Meta agreed to change its advertising algorithm to be less discriminatory, according to a press release from the government.
The company told the Department of Justice (DOJ) it would change its algorithm as a part of a settlement agreement resolving allegations that Meta violated the Fair Housing Act (FHA). According to the DOJ, Meta’s housing advertising system illegally discriminated against Facebook users based on their “race, color, religion, sex, disability, familial status, and national origin.”
The settlement resolved the DOJ’s first lawsuit challenging algorithmic discrimination under the Fair Housing Act. The suit alleged that Meta used algorithms that relied, in part, on characteristics protected under the FHA to determine which Facebook users received ads for housing.
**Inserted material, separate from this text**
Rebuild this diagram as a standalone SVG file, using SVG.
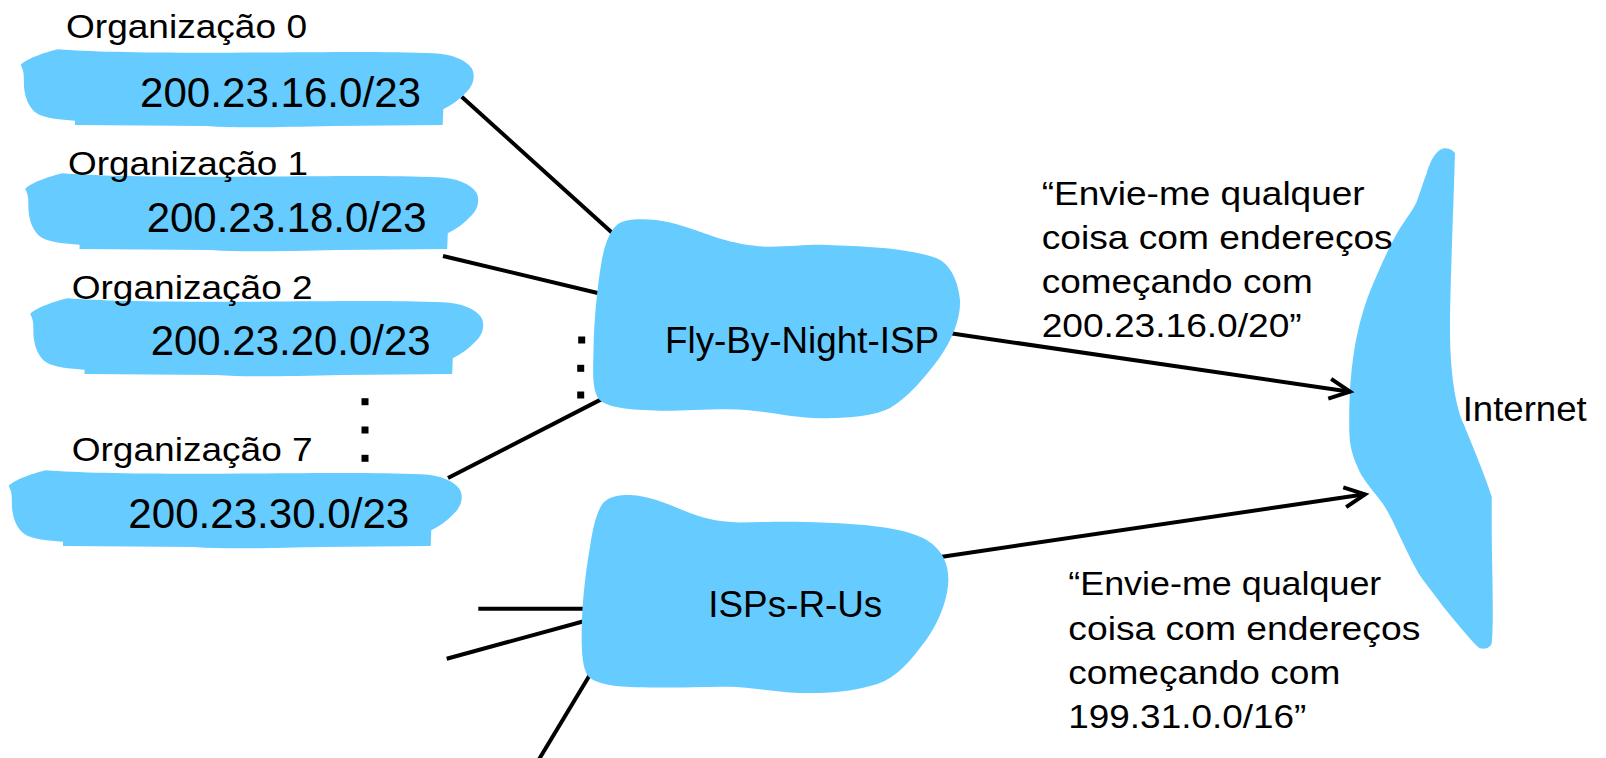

Under the new settlement, Meta agreed to “develop a new system over the next six months to address racial and other disparities caused by its use of personalization algorithms in its ad delivery system for housing ads,” but the new algorithm must be approved by the DOJ before it is implemented. If the DOJ determines the algorithm to be insufficient in resolving its complaint, the settlement agreement will be terminated.
The suit hinged on three key aspects of Meta’s ad targeting and delivery system, alleging that the company “enabled and encouraged” advertisers to decide whether users were eligible to receive housing ads by relying on protected identity attributes. The suit said Facebook then developed a tool called “Lookalike Audience” that used machine learning to find Facebook users who shared similarities with those deemed eligible for housing ads, also using FHA-protected characteristics. Finally, the suit alleged that Meta used those characteristics to determine which subset of an advertiser’s targeted audience would receive the ads.
Meta was also fined $115,000.
The agreement states that Facebook must stop using the “Lookalike Audience” tool (now called “Special Ad Audience”) by January 2023, and sets the same timeline for the company to develop a new algorithm to determine housing ad selection.
“This settlement is historic, marking the first time that Meta has agreed to terminate one of its algorithmic targeting tools and modify its delivery algorithms for housing ads in response to a civil rights lawsuit,” said Assistant Attorney General Kristen Clarke. “The Justice Department is committed to holding Meta and other technology companies accountable when they abuse algorithms in ways that unlawfully harm marginalized communities.”
Meta is not the only tech company to come under fire for violating the Fair Housing Act. In April, real-estate giant Redfin agreed to pay a $4 million fine and implement a new internal monitoring system as a result of a lawsuit from the National Fair Housing Alliance. Zillow, another real-estate tech behemoth, has been accused of hosting listings that violate the FHA several times.